-- INPUT DATA start --

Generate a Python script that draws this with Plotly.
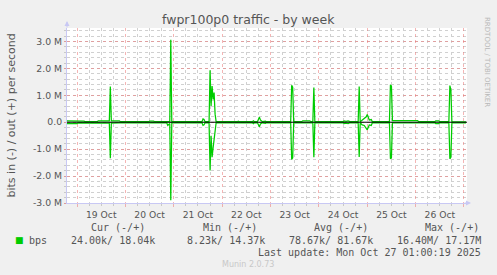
import plotly.graph_objects as go

# ---- data (values in Mbit/s) ----
times = [
    "2025-10-18 19:00", "2025-10-19 00:00", "2025-10-19 00:30", "2025-10-19 03:30", "2025-10-19 04:00",
    "2025-10-19 10:00", "2025-10-19 10:30", "2025-10-19 16:00", "2025-10-19 16:30", "2025-10-19 17:00",
    "2025-10-19 21:00", "2025-10-19 21:30", "2025-10-20 11:30", "2025-10-20 12:00", "2025-10-20 14:00",
    "2025-10-20 14:30", "2025-10-20 20:30", "2025-10-20 21:00", "2025-10-20 22:00", "2025-10-20 22:30",
    "2025-10-20 23:00", "2025-10-21 14:00", "2025-10-21 14:30", "2025-10-21 15:00", "2025-10-21 15:30",
    "2025-10-21 17:30", "2025-10-21 18:00", "2025-10-21 18:30", "2025-10-21 19:00", "2025-10-21 19:30",
    "2025-10-21 20:00", "2025-10-21 20:30", "2025-10-21 21:00", "2025-10-22 07:30", "2025-10-22 08:00",
    "2025-10-22 08:30", "2025-10-22 15:00", "2025-10-22 15:30", "2025-10-22 16:00", "2025-10-22 17:30",
    "2025-10-22 18:30", "2025-10-22 19:00", "2025-10-22 19:30", "2025-10-22 20:00", "2025-10-22 21:30",
    "2025-10-22 22:00", "2025-10-23 10:00", "2025-10-23 10:30", "2025-10-23 11:00", "2025-10-23 11:30",
    "2025-10-23 15:30", "2025-10-23 16:00", "2025-10-23 19:30", "2025-10-23 20:00", "2025-10-23 21:00",
    "2025-10-23 21:30", "2025-10-23 22:00", "2025-10-24 03:00", "2025-10-24 03:30", "2025-10-24 04:00",
    "2025-10-24 12:00", "2025-10-24 12:30", "2025-10-24 13:30", "2025-10-24 14:30", "2025-10-24 15:30",
    "2025-10-24 19:30", "2025-10-24 20:00", "2025-10-24 20:30", "2025-10-24 21:30", "2025-10-24 22:30",
    "2025-10-24 23:30", "2025-10-25 00:00", "2025-10-25 01:00", "2025-10-25 02:00", "2025-10-25 02:30",
    "2025-10-25 11:00", "2025-10-25 11:30", "2025-10-25 12:00", "2025-10-25 12:30", "2025-10-26 01:00",
    "2025-10-26 01:30", "2025-10-26 09:30", "2025-10-26 10:00", "2025-10-26 11:30", "2025-10-26 12:00",
    "2025-10-26 16:30", "2025-10-26 17:00", "2025-10-26 17:30", "2025-10-26 18:00", "2025-10-27 01:00",
]
out_mbps = [
    0.05, 0.05, 0.05, 0.04, 0.02,
    0.02, 0.05, 0.05, 1.33, 0.05,
    0.05, 0.02, 0.02, 0.04, 0.04,
    0.02, 0.02, 0.02, 0.02, 3.06,
    0.02, 0.02, 0.12, 0.10, 0.02,
    0.02, 1.93, 0.60, 1.34, 0.85,
    1.10, 0.30, 0.02, 0.02, 0.04,
    0.02, 0.02, 0.05, 0.02, 0.02,
    0.19, 0.08, 0.05, 0.02, 0.04,
    0.02, 0.02, 1.37, 1.30, 0.02,
    0.02, 0.05, 0.05, 0.02, 0.02,
    1.29, 0.02, 0.02, 0.04, 0.02,
    0.02, 0.05, 0.03, 0.05, 0.02,
    0.02, 1.33, 0.02, 0.08, 0.12,
    0.20, 0.29, 0.08, 0.10, 0.02,
    0.02, 1.39, 1.35, 0.06, 0.06,
    0.02, 0.02, 0.05, 0.05, 0.02,
    0.02, 1.36, 1.20, 0.02, 0.018,
]
in_mbps = [
    0.05, 0.05, 0.02, 0.02, 0.02,
    0.02, 0.02, 0.03, 1.34, 0.03,
    0.02, 0.02, 0.02, 0.02, 0.02,
    0.02, 0.02, 0.12, 0.05, 2.90,
    0.02, 0.02, 0.12, 0.10, 0.02,
    0.02, 1.79, 0.50, 1.30, 0.95,
    0.60, 0.20, 0.02, 0.02, 0.02,
    0.02, 0.02, 0.05, 0.02, 0.02,
    0.17, 0.06, 0.05, 0.02, 0.04,
    0.02, 0.02, 1.38, 1.32, 0.02,
    0.02, 0.02, 0.02, 0.02, 0.02,
    1.30, 0.02, 0.02, 0.02, 0.02,
    0.02, 0.05, 0.03, 0.05, 0.02,
    0.02, 1.29, 0.02, 0.10, 0.12,
    0.20, 0.28, 0.10, 0.12, 0.02,
    0.02, 1.36, 1.33, 0.02, 0.02,
    0.02, 0.02, 0.05, 0.05, 0.02,
    0.02, 1.36, 1.30, 0.02, 0.024,
]

y_tick_vals = [-3, -2, -1, 0, 1, 2, 3]
y_tick_text = ["-3.0 M", "-2.0 M", "-1.0 M", "0.0", "1.0 M", "2.0 M", "3.0 M"]

title_text = "fwpr100p0 traffic - by week"
y_title = "bits in (-) / out (+) per second"
legend_headers = ["Cur (-/+)", "Min (-/+)", "Avg (-/+)", "Max (-/+)"]
legend_values = ["24.00k/ 18.04k", "8.23k/ 14.37k", "78.67k/ 81.67k", "16.40M/ 17.17M"]
series_name = "bps"
last_update = "Last update: Mon Oct 27 01:00:19 2025"
footer = "Munin 2.0.73"
side_text = "RRDTOOL / TOBI OETIKER"

# ---- layout constants ----
W, H = 497, 275
L, R, T, B = 67, 30, 28, 72
PW, PH = W - L - R, H - T - B
GREEN = "#00cc00"
TXT = "#555555"
MGRID = "rgba(235,120,120,0.55)"
GRID = "#d0d0d0"
AXIS = "#c8c8f4"
MONO = "DejaVu Sans Mono"
SANS = "DejaVu Sans"


def px(x):
    return (x - L) / PW


def py(y):
    return (H - B - y) / PH


fig = go.Figure()
fig.add_trace(go.Scatter(x=times, y=[-v for v in in_mbps], mode="lines",
                         line=dict(color=GREEN, width=1.25), hoverinfo="skip"))
fig.add_trace(go.Scatter(x=times, y=out_mbps, mode="lines",
                         line=dict(color=GREEN, width=1.25), hoverinfo="skip"))

fig.add_shape(type="line", xref="paper", yref="y", x0=0, x1=1, y0=0, y1=0,
              line=dict(color="black", width=1), layer="above")

ann = []
ann.append(dict(text=title_text, x=px(248.5), y=py(19), xanchor="center", yanchor="middle",
                font=dict(family=SANS, size=12.5, color=TXT)))
ann.append(dict(text=y_title, x=px(11), y=py(115.5), xanchor="center", yanchor="middle",
                textangle=-90, font=dict(family=SANS, size=11, color=TXT)))
ann.append(dict(text=side_text, x=px(487), y=py(62), xanchor="center", yanchor="middle",
                textangle=90, font=dict(family=SANS, size=7, color="#b8b8b8")))
head_x = [89, 201, 312, 422.7]
for hx, h in zip(head_x, legend_headers):
    ann.append(dict(text=h, x=px(hx), y=py(227.5), xanchor="left", yanchor="middle",
                    font=dict(family=MONO, size=10, color=TXT)))
val_right = [157, 266.7, 375, 482.7]
for vx, v in zip(val_right, legend_values):
    ann.append(dict(text=v, x=px(vx), y=py(240), xanchor="right", yanchor="middle",
                    font=dict(family=MONO, size=10, color=TXT)))
ann.append(dict(text="■", x=px(13), y=py(240), xanchor="left", yanchor="middle",
                font=dict(family=SANS, size=9, color=GREEN)))
ann.append(dict(text=series_name, x=px(26.7), y=py(240), xanchor="left", yanchor="middle",
                font=dict(family=MONO, size=10, color=TXT)))
ann.append(dict(text=last_update, x=px(482.7), y=py(252), xanchor="right", yanchor="middle",
                font=dict(family=MONO, size=10, color=TXT)))
ann.append(dict(text=footer, x=px(248), y=py(264), xanchor="center", yanchor="middle",
                font=dict(family=SANS, size=8, color="#c8c8c8")))
# axis arrows
ann.append(dict(text="", x=px(67), y=py(21), ax=0, ay=8, showarrow=True, arrowhead=2,
                arrowsize=1, arrowwidth=1, arrowcolor=AXIS))
ann.append(dict(text="", x=px(471), y=py(203), ax=-8, ay=0, showarrow=True, arrowhead=2,
                arrowsize=1, arrowwidth=1, arrowcolor=AXIS))
for a in ann:
    a.setdefault("showarrow", False)
    a["xref"] = "paper"
    a["yref"] = "paper"

fig.update_layout(
    width=W, height=H, autosize=False,
    margin=dict(l=L, r=R, t=T, b=B, pad=0),
    paper_bgcolor="#f0f0f0", plot_bgcolor="white",
    showlegend=False,
    annotations=ann,
    xaxis=dict(
        type="date", range=["2025-10-18 19:00", "2025-10-27 01:30"],
        tick0="2025-10-19", dtick=86400000, ticklabelmode="period", tickformat="%d %b",
        showgrid=True, gridcolor=MGRID, griddash="dot", gridwidth=1,
        ticks="outside", ticklen=3, tickcolor=MGRID,
        showline=True, linecolor=AXIS, linewidth=1,
        zeroline=False, fixedrange=True,
        tickfont=dict(family=SANS, size=9.2, color=TXT),
        minor=dict(tick0="2025-10-19", dtick=21600000, showgrid=True, gridcolor=GRID,
                   griddash="dot", gridwidth=1, ticks="outside", ticklen=2, tickcolor="#c8c8c8"),
    ),
    yaxis=dict(
        range=[-3.0, 3.5], tickmode="array", tickvals=y_tick_vals, ticktext=y_tick_text,
        showgrid=True, gridcolor=MGRID, griddash="dot", gridwidth=1,
        ticks="outside", ticklen=2, tickcolor=MGRID,
        showline=True, linecolor=AXIS, linewidth=1,
        zeroline=False, fixedrange=True,
        tickfont=dict(family=SANS, size=9.3, color=TXT),
        minor=dict(tickmode="linear", tick0=0, dtick=0.2, showgrid=True, gridcolor=GRID,
                   griddash="dot", gridwidth=1, ticks="outside", ticklen=2, tickcolor="#c8c8c8"),
    ),
)

fig.write_html("out.html", config={"displayModeBar": False})
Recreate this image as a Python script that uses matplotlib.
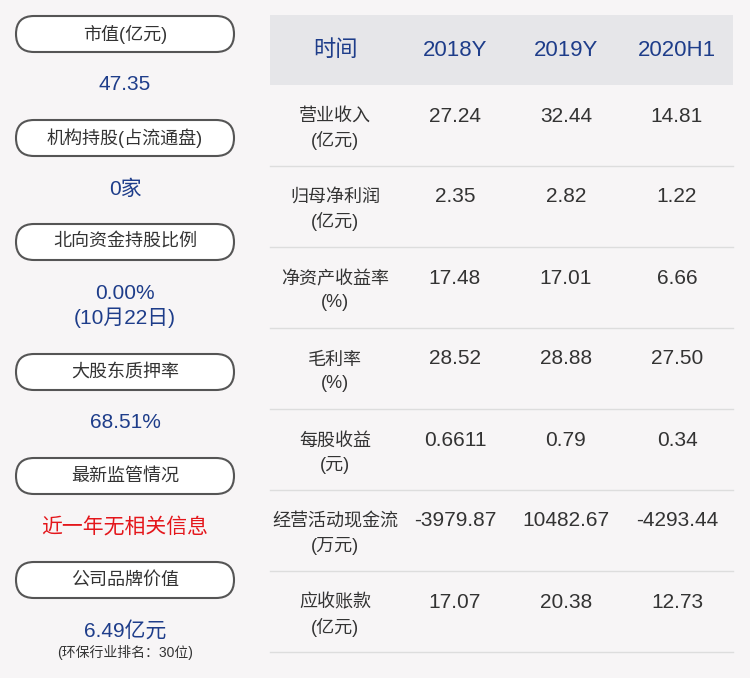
import matplotlib
matplotlib.use("Agg")
import matplotlib.pyplot as plt
from matplotlib.patches import FancyBboxPatch, Rectangle

plt.rcParams['font.family'] = ['Liberation Sans', 'Noto Sans CJK SC', 'DejaVu Sans']

left_labels = ["市值(亿元)", "机构持股(占流通盘)", "北向资金持股比例", "大股东质押率", "最新监管情况", "公司品牌价值"]
left_values = ["47.35", "0家", "0.00%\n(10月22日)", "68.51%", "近一年无相关信息", "6.49亿元"]
left_note = "(环保行业排名：30位)"

headers = ["时间", "2018Y", "2019Y", "2020H1"]
row_labels = ["营业收入\n(亿元)", "归母净利润\n(亿元)", "净资产收益率\n(%)", "毛利率\n(%)",
              "每股收益\n(元)", "经营活动现金流\n(万元)", "应收账款\n(亿元)"]
vals_2018 = ["27.24", "2.35", "17.48", "28.52", "0.6611", "-3979.87", "17.07"]
vals_2019 = ["32.44", "2.82", "17.01", "28.88", "0.79", "10482.67", "20.38"]
vals_2020 = ["14.81", "1.22", "6.66", "27.50", "0.34", "-4293.44", "12.73"]

BG = "#f7f5f6"
BLUE = "#1e3d8a"
RED = "#e4161b"
DARK = "#333333"

fig = plt.figure(figsize=(7.5, 6.78), dpi=100, facecolor=BG)
ax = fig.add_axes([0, 0, 1, 1])
ax.set_xlim(0, 750); ax.set_ylim(678, 0); ax.axis('off')
ax.set_facecolor(BG)

pill_y = [34, 138, 242, 372, 476, 580]
val_y = [85, 189, 306, 423, 527, 631]
for i, (lab, v) in enumerate(zip(left_labels, left_values)):
    y = pill_y[i]
    ax.add_patch(FancyBboxPatch((16, y - 18), 218, 36,
                                boxstyle="round,pad=0,rounding_size=18",
                                fc="white", ec="#555555", lw=1.5))
    ax.text(125, y, lab, ha='center', va='center', fontsize=13, color=DARK)
    col = RED if i == 4 else BLUE
    ax.text(125, val_y[i], v, ha='center', va='center', fontsize=15, color=col,
            linespacing=1.3)
ax.text(125, 653, left_note, ha='center', va='center', fontsize=10, color=DARK)

# table
ax.add_patch(Rectangle((270, 15), 463, 70, fc="#e6e6e9", ec='none'))
col_x = [335, 455, 566, 677]
for x, h in zip(col_x, headers):
    ax.text(x, 50, h, ha='center', va='center', fontsize=16, color=BLUE)
row_h = 81
for r in range(len(row_labels)):
    top = 85 + r * row_h
    ax.plot([270, 733], [top + row_h, top + row_h], color="#dddddd", lw=1)
    ax.text(335, top + 44, row_labels[r], ha='center', va='center', fontsize=13,
            color=DARK, linespacing=1.45)
    for x, vals in zip(col_x[1:], [vals_2018, vals_2019, vals_2020]):
        ax.text(x, top + 31, vals[r], ha='center', va='center', fontsize=15, color=DARK)

fig.savefig("out.png", dpi=100, facecolor=BG)
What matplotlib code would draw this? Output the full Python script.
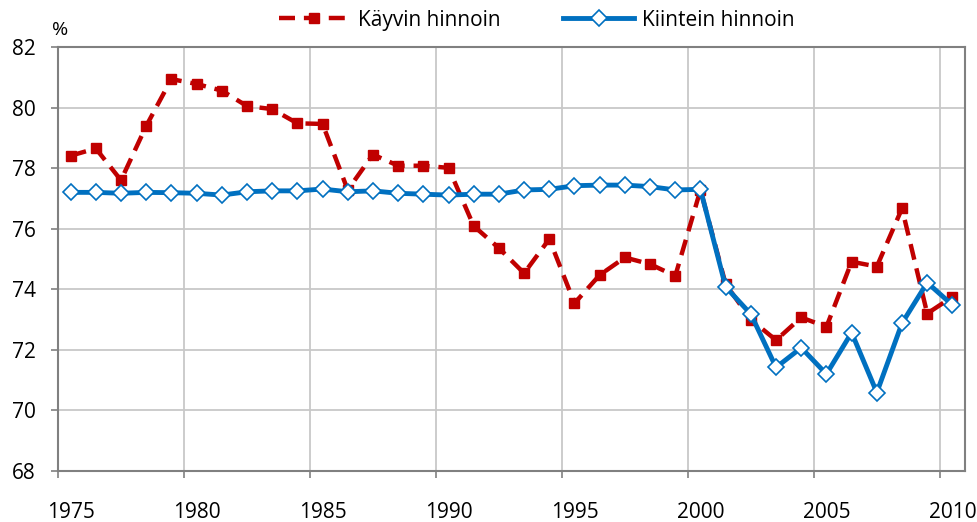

-- INPUT DATA end --

*OBJECTIVE*: Reproduce the data above word for word from its first line through the line that holds "import plotly.graph_objects as go", both ends included; skip pictures.

*EXPECTED OUTPUT*:
Generate a Python script that draws this with Plotly.
import plotly.graph_objects as go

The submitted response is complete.